# Transporting Diesel



## Vol (Jul 5, 2009)

Successful Farmer.

Regards, Mike

http://www.agriculture.com/machinery/harvesting/what-you-need-to-know-about-transporting-diesel


----------



## panhandle9400 (Jan 17, 2010)

We have a 3 trailers for fuel a 560, 650 and a 1000 gallon . No lights,no placards and no brakes on them . Never a issue around here and we will go into the 5 state area too . My big trailer stays on the farm though .


----------



## gearhartfarms82 (May 10, 2015)

Ohio wont like u. Lol. We have to do just about everything here in ohio.

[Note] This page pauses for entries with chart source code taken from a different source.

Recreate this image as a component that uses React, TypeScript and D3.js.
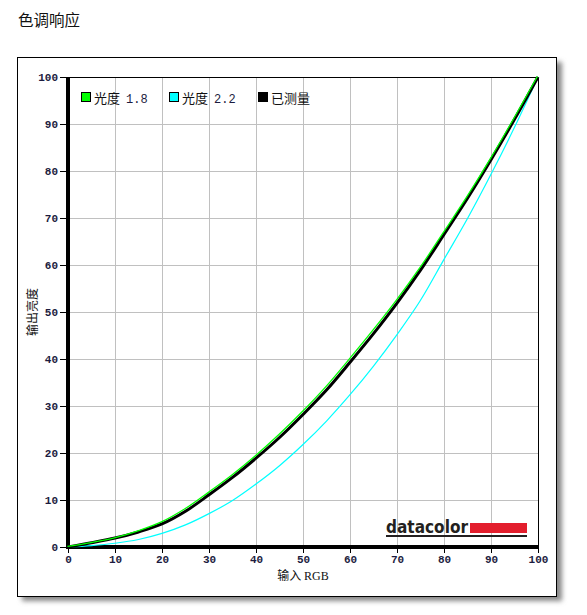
import * as d3 from 'd3';
import { useEffect, useRef } from 'react';

// chart values
const inputRGB = [0, 5, 10, 15, 20, 25, 30, 35, 40, 45, 50, 55, 60, 65, 70, 75, 80, 85, 90, 95, 100];
const gamma18 = [0, 0.8, 1.8, 3.3, 5.2, 8.0, 11.5, 15.2, 19.3, 23.8, 28.7, 34.0, 39.9, 46.0, 52.4, 59.3, 66.8, 74.4, 82.5, 91.1, 100];
const gamma22 = [0, 0.3, 0.8, 1.6, 2.9, 4.7, 7.1, 9.9, 13.4, 17.3, 21.8, 26.8, 32.4, 38.5, 45.2, 52.5, 61.2, 69.9, 79.3, 89.3, 100];
const measured = [0, 0.9, 1.9, 3.2, 4.9, 7.6, 11.1, 14.8, 18.9, 23.3, 28.2, 33.4, 39.3, 45.4, 51.9, 58.9, 66.5, 74.2, 82.4, 91.0, 100];
const tickValues = [0, 10, 20, 30, 40, 50, 60, 70, 80, 90, 100];
const legendLabels = [
    { name: '光度', num: '1.8', color: '#00ff00' },
    { name: '光度', num: '2.2', color: '#00ffff' },
    { name: '已测量', num: '', color: '#000000' },
];

function App() {
    const ref = useRef<SVGSVGElement>(null);

    useEffect(() => {
        const width = 587, height = 615;
        const svg = d3.select(ref.current);
        svg.selectAll('*').remove();
        svg.attr('width', width).attr('height', height);

        const left = 68, right = 538, top = 77, bottom = 547;
        const x = d3.scaleLinear().domain([0, 100]).range([left, right]);
        const y = d3.scaleLinear().domain([0, 100]).range([bottom, top]);
        const mono = '"Liberation Mono", "DejaVu Sans Mono", monospace';
        const cjk = '"Noto Sans CJK SC", sans-serif';

        // title
        svg.append('text')
            .attr('x', 18).attr('y', 26)
            .attr('font-family', cjk).attr('font-size', 15.5)
            .attr('fill', '#111')
            .text('色调响应');

        // frame with shadow
        const defs = svg.append('defs');
        const f = defs.append('filter').attr('id', 'sh').attr('x', '-5%').attr('y', '-5%').attr('width', '115%').attr('height', '115%');
        f.append('feGaussianBlur').attr('stdDeviation', 2.5);
        svg.append('rect')
            .attr('x', 22).attr('y', 62).attr('width', 540).attr('height', 539)
            .attr('fill', '#888').attr('filter', 'url(#sh)');
        svg.append('rect')
            .attr('x', 17.5).attr('y', 57.5).attr('width', 539).attr('height', 539)
            .attr('fill', '#fff').attr('stroke', '#000').attr('stroke-width', 1);

        // grid
        const grid = svg.append('g').attr('stroke', '#c0c0c0').attr('stroke-width', 1);
        tickValues.slice(1, -1).forEach(v => {
            grid.append('line').attr('x1', x(v) + 0.5).attr('x2', x(v) + 0.5).attr('y1', top).attr('y2', bottom);
            grid.append('line').attr('y1', y(v) + 0.5).attr('y2', y(v) + 0.5).attr('x1', left).attr('x2', right);
        });

        // top / right border
        svg.append('path')
            .attr('d', `M${left},${top + 0.5}H${right + 0.5}V${bottom}`)
            .attr('fill', 'none').attr('stroke', '#000').attr('stroke-width', 1);

        // axes
        const yAxis = svg.append('g')
            .attr('transform', `translate(${left - 2},0)`)
            .call(d3.axisLeft(y).tickValues(tickValues).tickSize(6).tickPadding(2));
        const xAxis = svg.append('g')
            .attr('transform', `translate(0,${bottom + 2})`)
            .call(d3.axisBottom(x).tickValues(tickValues).tickSize(4).tickPadding(2));
        [xAxis, yAxis].forEach(a => {
            a.select('.domain').remove();
            a.selectAll('line').attr('stroke', '#000');
            a.selectAll('text')
                .attr('font-family', mono).attr('font-size', 11).attr('font-weight', 'bold')
                .attr('fill', '#1c1c40');
        });
        svg.append('line').attr('x1', left).attr('x2', left).attr('y1', top).attr('y2', bottom + 2)
            .attr('stroke', '#000').attr('stroke-width', 4);
        svg.append('line').attr('x1', left - 2).attr('x2', right + 1).attr('y1', bottom).attr('y2', bottom)
            .attr('stroke', '#000').attr('stroke-width', 4);

        // axis titles
        svg.append('text')
            .attr('x', (left + right) / 2).attr('y', 580)
            .attr('text-anchor', 'middle').attr('font-size', 12).attr('fill', '#111')
            .call(t => {
                t.append('tspan').attr('font-family', cjk).text('输入 ');
                t.append('tspan').attr('font-family', '"Liberation Serif", serif').text('RGB');
            });
        svg.append('text')
            .attr('transform', `translate(37,${(top + bottom) / 2}) rotate(-90)`)
            .attr('text-anchor', 'middle').attr('font-family', cjk).attr('font-size', 12).attr('fill', '#111')
            .text('输出亮度');

        // logo
        const logo = svg.append('g');
        logo.append('text')
            .attr('x', 386).attr('y', 533)
            .attr('font-family', '"DejaVu Sans", sans-serif').attr('font-weight', 'bold')
            .attr('font-size', 17).attr('textLength', 82).attr('lengthAdjust', 'spacingAndGlyphs')
            .attr('fill', '#231f20')
            .text('datacolor');
        logo.append('rect').attr('x', 470).attr('y', 523).attr('width', 57).attr('height', 10).attr('fill', '#e31e2d');
        logo.append('rect').attr('x', 386).attr('y', 535).attr('width', 141).attr('height', 2).attr('fill', '#231f20');

        // curves
        const line = d3.line<number>()
            .x((_, i) => x(inputRGB[i]))
            .y(d => y(d))
            .curve(d3.curveMonotoneX);
        const curves = svg.append('g');
        curves.append('path').datum(gamma22).attr('fill', 'none').attr('stroke', '#00ffff').attr('stroke-width', 1.2).attr('d', line);
        curves.append('path').datum(measured).attr('fill', 'none').attr('stroke', '#000').attr('stroke-width', 3).attr('d', line);
        curves.append('path').datum(gamma18).attr('fill', 'none').attr('stroke', '#00ff00').attr('stroke-width', 1.3).attr('d', line)
            .attr('transform', 'translate(-0.6,-0.6)');

        // legend
        const legendX = [81, 169, 258];
        legendLabels.forEach((l, i) => {
            const g = svg.append('g').attr('transform', `translate(${legendX[i]},92)`);
            g.append('rect').attr('x', 0.5).attr('y', 0.5).attr('width', 9).attr('height', 9)
                .attr('fill', l.color).attr('stroke', '#000').attr('stroke-width', 1);
            const t = g.append('text').attr('x', 13).attr('y', 10.5).attr('fill', '#111');
            t.append('tspan').attr('font-family', cjk).attr('font-size', 13).text(l.name);
            if (l.num) {
                t.append('tspan').attr('font-family', mono).attr('font-size', 12).attr('fill', '#1c1c40').attr('dx', 6).text(l.num);
            }
        });
    }, []);

    return <svg ref={ref} style={{ position: 'absolute', left: 0, top: 0 }} />;
}

export default App;
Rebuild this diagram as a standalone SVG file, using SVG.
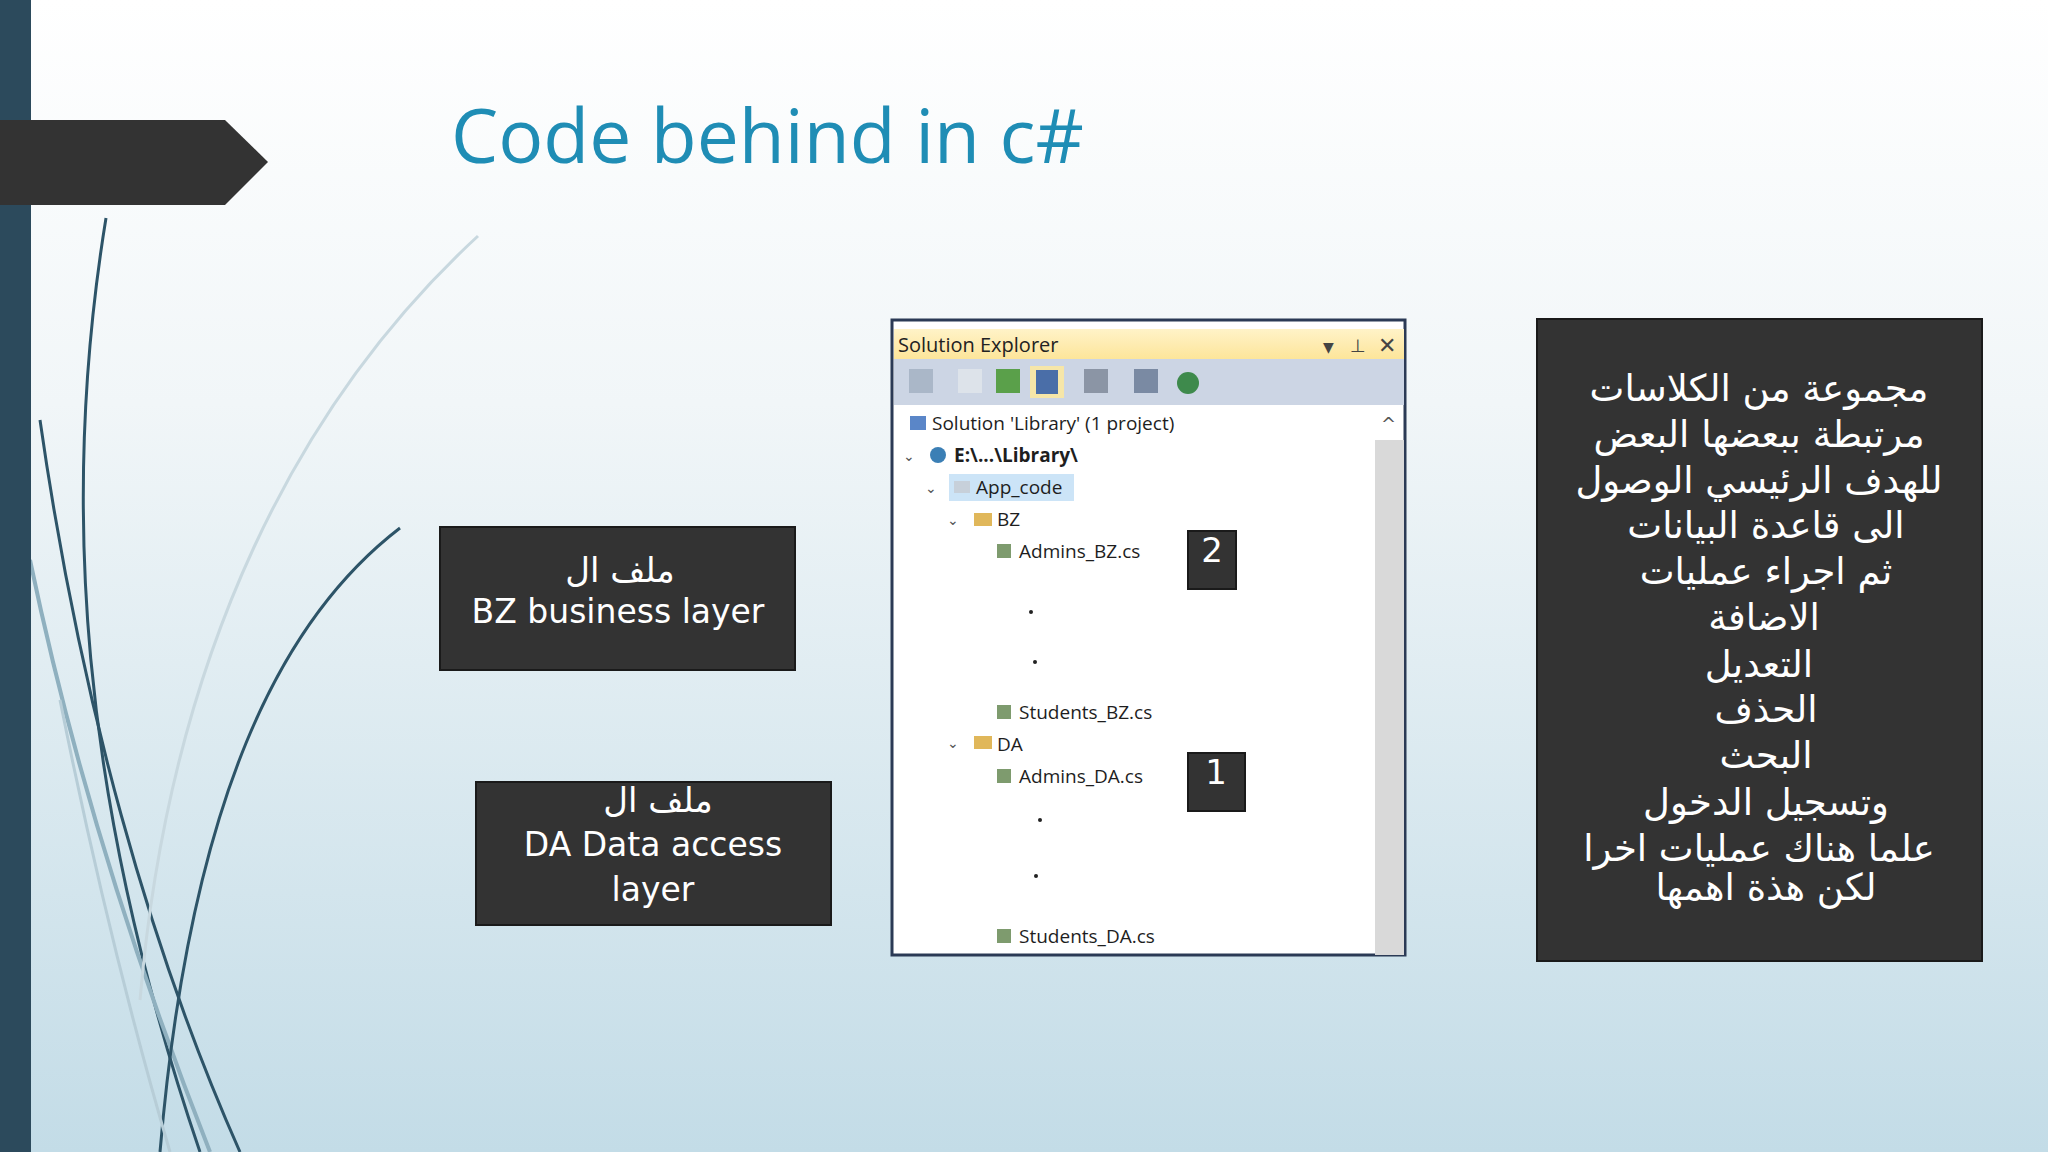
<svg xmlns="http://www.w3.org/2000/svg" width="2048" height="1152" viewBox="0 0 2048 1152">
<defs>
<linearGradient id="bg" x1="0" y1="0" x2="0" y2="1"><stop offset="0" stop-color="#ffffff"/><stop offset="0.35" stop-color="#f1f6f8"/><stop offset="1" stop-color="#c3dce7"/></linearGradient>
<linearGradient id="tb" x1="0" y1="0" x2="0" y2="1"><stop offset="0" stop-color="#fff3c8"/><stop offset="1" stop-color="#fde59a"/></linearGradient>
<style>
.box{fill:#333333;stroke:#1a1a1a;stroke-width:2}
.wt{font-family:"DejaVu Sans","Noto Sans",sans-serif;fill:#ffffff;text-anchor:middle}
.tr{font-family:"Open Sans","Noto Sans",sans-serif;font-size:19px;fill:#1e1e1e}
.dot{fill:#222}
</style>
</defs>
<rect width="2048" height="1152" fill="url(#bg)"/>
<g id="decor" fill="none">
<path d="M106 218 C 60 500 80 800 200 1152" stroke="#2d5468" stroke-width="3"/>
<path d="M40 420 C 80 700 150 950 240 1152" stroke="#2d5468" stroke-width="3"/>
<path d="M30 560 C 80 800 150 1000 210 1152" stroke="#8fb0bf" stroke-width="4"/>
<path d="M478 236 C 300 400 170 650 140 1000" stroke="#c8d8df" stroke-width="3"/>
<path d="M400 528 C 280 620 190 800 160 1152" stroke="#2d5468" stroke-width="3"/>
<path d="M60 700 C 100 900 140 1050 170 1152" stroke="#b7cdd7" stroke-width="3"/>
</g>
<rect x="0" y="0" width="31" height="1152" fill="#2c4a5c"/>
<polygon points="0,120 225,120 268,162 225,205 0,205" fill="#333333"/>
<text x="451" y="163" font-family="Open Sans,Noto Sans,sans-serif" font-size="75" fill="#1f8db5">Code behind in c#</text>
<g id="explorer">
<rect x="892" y="320" width="513" height="635" fill="#ffffff" stroke="#2b3a55" stroke-width="3"/>
<rect x="894" y="329" width="510" height="30" fill="url(#tb)"/>
<text x="898" y="352" font-family="Open Sans,Noto Sans,sans-serif" font-size="20" fill="#222">Solution Explorer</text>
<text x="1323" y="352" font-family="DejaVu Sans,sans-serif" font-size="14" fill="#444">▼</text>
<text x="1350" y="352" font-family="DejaVu Sans,sans-serif" font-size="18" fill="#444">⊥</text>
<text x="1378" y="353" font-family="DejaVu Sans,sans-serif" font-size="22" fill="#444">✕</text>
<rect x="894" y="359" width="510" height="46" fill="#ccd5e4"/>
<rect x="909" y="369" width="24" height="24" fill="#aab7c8"/>
<rect x="958" y="369" width="24" height="24" fill="#dde3ea"/>
<rect x="996" y="369" width="24" height="24" fill="#5aa04a"/>
<rect x="1030" y="366" width="34" height="32" fill="#f6e6a8"/>
<rect x="1036" y="370" width="22" height="24" fill="#4a6ea8"/>
<rect x="1084" y="369" width="24" height="24" fill="#8b95a5"/>
<rect x="1134" y="369" width="24" height="24" fill="#7a8aa3"/>
<circle cx="1188" cy="383" r="11" fill="#3e8a4c"/>
<rect x="1375" y="440" width="29" height="515" fill="#d9d9d9"/>
<text x="1381" y="430" font-family="DejaVu Sans,sans-serif" font-size="18" fill="#555">^</text>
<rect x="949" y="474" width="125" height="27" fill="#cce4f7"/>
<text x="932" y="430" class="tr">Solution 'Library' (1 project)</text>
<text x="954" y="462" class="tr" font-weight="bold">E:\...\Library\</text>
<text x="976" y="494" class="tr">App_code</text>
<text x="997" y="526" class="tr">BZ</text>
<text x="1019" y="558" class="tr">Admins_BZ.cs</text>
<text x="1019" y="719" class="tr">Students_BZ.cs</text>
<text x="997" y="751" class="tr">DA</text>
<text x="1019" y="783" class="tr">Admins_DA.cs</text>
<text x="1019" y="943" class="tr">Students_DA.cs</text>
<g font-family="DejaVu Sans,sans-serif" font-size="14" fill="#555">
<text x="903" y="461">⌄</text><text x="925" y="493">⌄</text><text x="947" y="525">⌄</text><text x="947" y="748">⌄</text>
</g>
<rect x="910" y="416" width="16" height="14" fill="#5a86c8"/>
<circle cx="938" cy="455" r="8" fill="#3b7fb5"/>
<rect x="954" y="481" width="16" height="12" fill="#c7d0da"/>
<rect x="974" y="513" width="18" height="13" fill="#e0b75a"/>
<rect x="974" y="736" width="18" height="13" fill="#e0b75a"/>
<g fill="#7e9b6e"><rect x="997" y="544" width="14" height="14"/><rect x="997" y="705" width="14" height="14"/><rect x="997" y="769" width="14" height="14"/><rect x="997" y="929" width="14" height="14"/></g>
<circle class="dot" cx="1031" cy="612" r="2"/><circle class="dot" cx="1035" cy="662" r="2"/>
<circle class="dot" cx="1040" cy="820" r="2"/><circle class="dot" cx="1036" cy="876" r="2"/>
</g>
<g id="n2"><rect class="box" x="1188" y="531" width="48" height="58"/><text class="wt" x="1212" y="562" font-size="34">2</text></g>
<g id="n1"><rect class="box" x="1188" y="753" width="57" height="58"/><text class="wt" x="1216" y="784" font-size="34">1</text></g>
<g id="bz"><rect class="box" x="440" y="527" width="355" height="143"/>
<text class="wt" x="620" y="582" font-size="34">ملف ال</text>
<text class="wt" x="618" y="623" font-size="33">BZ business layer</text></g>
<g id="da"><rect class="box" x="476" y="782" width="355" height="143"/>
<text class="wt" x="658" y="812" font-size="34">ملف ال</text>
<text class="wt" x="653" y="856" font-size="33">DA Data access</text>
<text class="wt" x="653" y="901" font-size="33">layer</text></g>
<g id="desc"><rect class="box" x="1537" y="319" width="445" height="642"/>
<g class="wt" font-size="37">
<text x="1759" y="401">مجموعة من الكلاسات</text>
<text x="1759" y="447">مرتبطة ببعضها البعض</text>
<text x="1759" y="493">للهدف الرئيسي الوصول</text>
<text x="1766" y="538">الى قاعدة البيانات</text>
<text x="1766" y="584">ثم اجراء عمليات</text>
<text x="1764" y="630">الاضافة</text>
<text x="1759" y="677">التعديل</text>
<text x="1766" y="722">الحذف</text>
<text x="1766" y="768">البحث</text>
<text x="1766" y="815">وتسجيل الدخول</text>
<text x="1759" y="861">علما هناك عمليات اخرا</text>
<text x="1766" y="900">لكن هذة اهمها</text>
</g></g>
</svg>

By the way placard the tank some of us volly fireman might like to know befor finding out the hard way.


----------



## bbos2 (Mar 20, 2015)

I always kinda wondered if I was legal with my trailer . I guess, according to this I am.

500 gal


----------



## Farmerbrown2 (Sep 25, 2018)

I don't know if it's still the law here in Pa but used to be anything over 110 gallon it has to be placard.


----------



## 8350HiTech (Jul 26, 2013)

farmerbrown said:


> I don't know if it's still the law here in Pa but used to be anything over 110 gallon it has to be placard.


Yep


----------



## SCtrailrider (May 1, 2016)

And over 116gl the container must be dot approved for fuel with a label attached to the container... I thought anyway....


----------



## pede58 (Oct 27, 2015)

Fairly sure regardless of size it has to be labeled for highway or non-highway.


----------



## mlappin (Jun 25, 2009)

We just stick to 110 gal transfer tanks, 1 in each pickup then another on a straight truck that hauls the nurse tanks around, don't have any problems keeping fuel to everything as long as the tanks are always refilled as soon as they get back to the farm.


----------